• [Task details] Extract the whole listing as it stands. Do not include the pictures.

• [Source excerpt]

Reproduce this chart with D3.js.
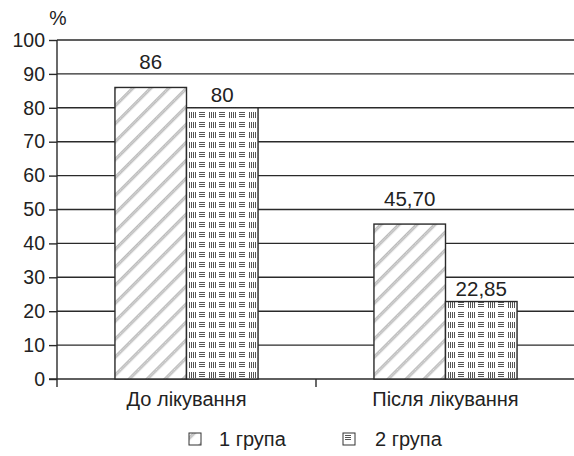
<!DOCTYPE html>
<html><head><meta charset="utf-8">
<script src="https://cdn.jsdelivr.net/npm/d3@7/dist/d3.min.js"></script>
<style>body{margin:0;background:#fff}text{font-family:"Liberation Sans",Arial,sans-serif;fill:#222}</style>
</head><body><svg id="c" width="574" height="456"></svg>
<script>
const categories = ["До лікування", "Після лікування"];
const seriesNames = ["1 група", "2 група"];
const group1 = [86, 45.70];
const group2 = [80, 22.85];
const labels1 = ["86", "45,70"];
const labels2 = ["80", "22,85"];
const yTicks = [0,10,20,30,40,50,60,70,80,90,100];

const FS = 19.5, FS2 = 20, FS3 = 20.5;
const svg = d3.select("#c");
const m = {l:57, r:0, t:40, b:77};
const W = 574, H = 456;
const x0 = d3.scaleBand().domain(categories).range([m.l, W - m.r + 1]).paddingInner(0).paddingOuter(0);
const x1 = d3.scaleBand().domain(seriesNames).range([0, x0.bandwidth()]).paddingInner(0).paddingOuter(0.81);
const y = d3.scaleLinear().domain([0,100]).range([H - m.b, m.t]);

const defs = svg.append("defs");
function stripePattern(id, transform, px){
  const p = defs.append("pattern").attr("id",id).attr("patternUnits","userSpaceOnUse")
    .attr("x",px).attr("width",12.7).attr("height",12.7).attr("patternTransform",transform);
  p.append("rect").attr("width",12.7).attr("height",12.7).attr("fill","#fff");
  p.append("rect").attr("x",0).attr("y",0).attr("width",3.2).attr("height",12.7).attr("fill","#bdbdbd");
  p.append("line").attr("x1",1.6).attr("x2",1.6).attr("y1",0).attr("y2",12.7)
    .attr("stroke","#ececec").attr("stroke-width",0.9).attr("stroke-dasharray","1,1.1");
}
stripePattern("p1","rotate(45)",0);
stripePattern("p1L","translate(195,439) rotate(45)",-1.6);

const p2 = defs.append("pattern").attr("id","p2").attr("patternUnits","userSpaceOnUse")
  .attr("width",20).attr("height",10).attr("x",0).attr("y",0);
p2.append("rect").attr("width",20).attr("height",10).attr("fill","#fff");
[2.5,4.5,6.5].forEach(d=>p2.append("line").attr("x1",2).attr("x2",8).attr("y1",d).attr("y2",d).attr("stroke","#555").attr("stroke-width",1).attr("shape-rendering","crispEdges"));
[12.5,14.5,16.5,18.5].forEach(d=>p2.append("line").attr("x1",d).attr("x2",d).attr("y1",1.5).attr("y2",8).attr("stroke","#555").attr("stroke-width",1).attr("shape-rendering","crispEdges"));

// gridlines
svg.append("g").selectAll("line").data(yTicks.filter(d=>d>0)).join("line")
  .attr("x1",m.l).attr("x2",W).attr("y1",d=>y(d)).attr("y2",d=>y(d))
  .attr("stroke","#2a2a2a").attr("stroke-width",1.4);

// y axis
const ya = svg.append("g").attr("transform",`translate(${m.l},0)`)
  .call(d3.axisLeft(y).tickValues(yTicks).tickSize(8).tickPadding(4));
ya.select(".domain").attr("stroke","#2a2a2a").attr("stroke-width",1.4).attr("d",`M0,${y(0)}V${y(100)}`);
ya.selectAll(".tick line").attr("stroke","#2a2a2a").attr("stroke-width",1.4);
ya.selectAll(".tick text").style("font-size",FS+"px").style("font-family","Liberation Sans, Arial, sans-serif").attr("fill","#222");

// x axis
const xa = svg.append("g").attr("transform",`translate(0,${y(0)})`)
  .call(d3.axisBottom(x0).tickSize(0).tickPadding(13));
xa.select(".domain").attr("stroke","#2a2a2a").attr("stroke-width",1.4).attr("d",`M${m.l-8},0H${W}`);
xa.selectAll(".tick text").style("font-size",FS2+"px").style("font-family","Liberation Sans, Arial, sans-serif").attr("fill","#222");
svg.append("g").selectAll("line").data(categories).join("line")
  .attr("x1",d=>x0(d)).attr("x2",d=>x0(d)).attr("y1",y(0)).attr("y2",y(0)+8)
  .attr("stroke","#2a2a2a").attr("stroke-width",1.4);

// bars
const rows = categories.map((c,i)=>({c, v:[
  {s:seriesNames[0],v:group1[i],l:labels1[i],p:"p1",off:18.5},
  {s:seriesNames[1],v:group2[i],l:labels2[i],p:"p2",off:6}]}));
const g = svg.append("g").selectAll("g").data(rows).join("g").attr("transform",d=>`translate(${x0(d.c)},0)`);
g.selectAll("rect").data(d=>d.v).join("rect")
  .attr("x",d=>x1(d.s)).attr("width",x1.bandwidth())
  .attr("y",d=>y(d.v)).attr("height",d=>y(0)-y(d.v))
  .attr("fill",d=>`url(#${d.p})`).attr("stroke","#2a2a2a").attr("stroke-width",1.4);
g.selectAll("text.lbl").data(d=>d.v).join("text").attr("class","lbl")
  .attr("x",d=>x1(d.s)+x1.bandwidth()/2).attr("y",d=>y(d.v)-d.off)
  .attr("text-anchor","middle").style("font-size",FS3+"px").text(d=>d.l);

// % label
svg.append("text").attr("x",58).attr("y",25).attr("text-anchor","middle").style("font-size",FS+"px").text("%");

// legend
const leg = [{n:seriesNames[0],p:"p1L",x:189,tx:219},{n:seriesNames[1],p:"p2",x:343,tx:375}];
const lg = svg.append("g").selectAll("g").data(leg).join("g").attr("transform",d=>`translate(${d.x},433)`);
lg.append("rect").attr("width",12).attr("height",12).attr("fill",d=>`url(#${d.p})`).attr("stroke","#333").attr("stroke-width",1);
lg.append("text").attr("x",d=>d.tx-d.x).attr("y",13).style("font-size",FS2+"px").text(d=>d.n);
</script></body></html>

• [Answer for the task]
Reproduce this chart with D3.js.
<!DOCTYPE html>
<html><head><meta charset="utf-8">
<script src="https://cdn.jsdelivr.net/npm/d3@7/dist/d3.min.js"></script>
<style>body{margin:0;background:#fff}text{font-family:"Liberation Sans",Arial,sans-serif;fill:#222}</style>
</head><body><svg id="c" width="574" height="456"></svg>
<script>
const categories = ["До лікування", "Після лікування"];
const seriesNames = ["1 група", "2 група"];
const group1 = [86, 45.70];
const group2 = [80, 22.85];
const labels1 = ["86", "45,70"];
const labels2 = ["80", "22,85"];
const yTicks = [0,10,20,30,40,50,60,70,80,90,100];

const FS = 19.5, FS2 = 20, FS3 = 20.5;
const svg = d3.select("#c");
const m = {l:57, r:0, t:40, b:77};
const W = 574, H = 456;
const x0 = d3.scaleBand().domain(categories).range([m.l, W - m.r + 1]).paddingInner(0).paddingOuter(0);
const x1 = d3.scaleBand().domain(seriesNames).range([0, x0.bandwidth()]).paddingInner(0).paddingOuter(0.81);
const y = d3.scaleLinear().domain([0,100]).range([H - m.b, m.t]);

const defs = svg.append("defs");
function stripePattern(id, transform, px){
  const p = defs.append("pattern").attr("id",id).attr("patternUnits","userSpaceOnUse")
    .attr("x",px).attr("width",12.7).attr("height",12.7).attr("patternTransform",transform);
  p.append("rect").attr("width",12.7).attr("height",12.7).attr("fill","#fff");
  p.append("rect").attr("x",0).attr("y",0).attr("width",3.2).attr("height",12.7).attr("fill","#bdbdbd");
  p.append("line").attr("x1",1.6).attr("x2",1.6).attr("y1",0).attr("y2",12.7)
    .attr("stroke","#ececec").attr("stroke-width",0.9).attr("stroke-dasharray","1,1.1");
}
stripePattern("p1","rotate(45)",0);
stripePattern("p1L","translate(195,439) rotate(45)",-1.6);

const p2 = defs.append("pattern").attr("id","p2").attr("patternUnits","userSpaceOnUse")
  .attr("width",20).attr("height",10).attr("x",0).attr("y",0);
p2.append("rect").attr("width",20).attr("height",10).attr("fill","#fff");
[2.5,4.5,6.5].forEach(d=>p2.append("line").attr("x1",2).attr("x2",8).attr("y1",d).attr("y2",d).attr("stroke","#555").attr("stroke-width",1).attr("shape-rendering","crispEdges"));
[12.5,14.5,16.5,18.5].forEach(d=>p2.append("line").attr("x1",d).attr("x2",d).attr("y1",1.5).attr("y2",8).attr("stroke","#555").attr("stroke-width",1).attr("shape-rendering","crispEdges"));

// gridlines
svg.append("g").selectAll("line").data(yTicks.filter(d=>d>0)).join("line")
  .attr("x1",m.l).attr("x2",W).attr("y1",d=>y(d)).attr("y2",d=>y(d))
  .attr("stroke","#2a2a2a").attr("stroke-width",1.4);

// y axis
const ya = svg.append("g").attr("transform",`translate(${m.l},0)`)
  .call(d3.axisLeft(y).tickValues(yTicks).tickSize(8).tickPadding(4));
ya.select(".domain").attr("stroke","#2a2a2a").attr("stroke-width",1.4).attr("d",`M0,${y(0)}V${y(100)}`);
ya.selectAll(".tick line").attr("stroke","#2a2a2a").attr("stroke-width",1.4);
ya.selectAll(".tick text").style("font-size",FS+"px").style("font-family","Liberation Sans, Arial, sans-serif").attr("fill","#222");

// x axis
const xa = svg.append("g").attr("transform",`translate(0,${y(0)})`)
  .call(d3.axisBottom(x0).tickSize(0).tickPadding(13));
xa.select(".domain").attr("stroke","#2a2a2a").attr("stroke-width",1.4).attr("d",`M${m.l-8},0H${W}`);
xa.selectAll(".tick text").style("font-size",FS2+"px").style("font-family","Liberation Sans, Arial, sans-serif").attr("fill","#222");
svg.append("g").selectAll("line").data(categories).join("line")
  .attr("x1",d=>x0(d)).attr("x2",d=>x0(d)).attr("y1",y(0)).attr("y2",y(0)+8)
  .attr("stroke","#2a2a2a").attr("stroke-width",1.4);

// bars
const rows = categories.map((c,i)=>({c, v:[
  {s:seriesNames[0],v:group1[i],l:labels1[i],p:"p1",off:18.5},
  {s:seriesNames[1],v:group2[i],l:labels2[i],p:"p2",off:6}]}));
const g = svg.append("g").selectAll("g").data(rows).join("g").attr("transform",d=>`translate(${x0(d.c)},0)`);
g.selectAll("rect").data(d=>d.v).join("rect")
  .attr("x",d=>x1(d.s)).attr("width",x1.bandwidth())
  .attr("y",d=>y(d.v)).attr("height",d=>y(0)-y(d.v))
  .attr("fill",d=>`url(#${d.p})`).attr("stroke","#2a2a2a").attr("stroke-width",1.4);
g.selectAll("text.lbl").data(d=>d.v).join("text").attr("class","lbl")
  .attr("x",d=>x1(d.s)+x1.bandwidth()/2).attr("y",d=>y(d.v)-d.off)
  .attr("text-anchor","middle").style("font-size",FS3+"px").text(d=>d.l);

// % label
svg.append("text").attr("x",58).attr("y",25).attr("text-anchor","middle").style("font-size",FS+"px").text("%");

// legend
const leg = [{n:seriesNames[0],p:"p1L",x:189,tx:219},{n:seriesNames[1],p:"p2",x:343,tx:375}];
const lg = svg.append("g").selectAll("g").data(leg).join("g").attr("transform",d=>`translate(${d.x},433)`);
lg.append("rect").attr("width",12).attr("height",12).attr("fill",d=>`url(#${d.p})`).attr("stroke","#333").attr("stroke-width",1);
lg.append("text").attr("x",d=>d.tx-d.x).attr("y",13).style("font-size",FS2+"px").text(d=>d.n);
</script></body></html>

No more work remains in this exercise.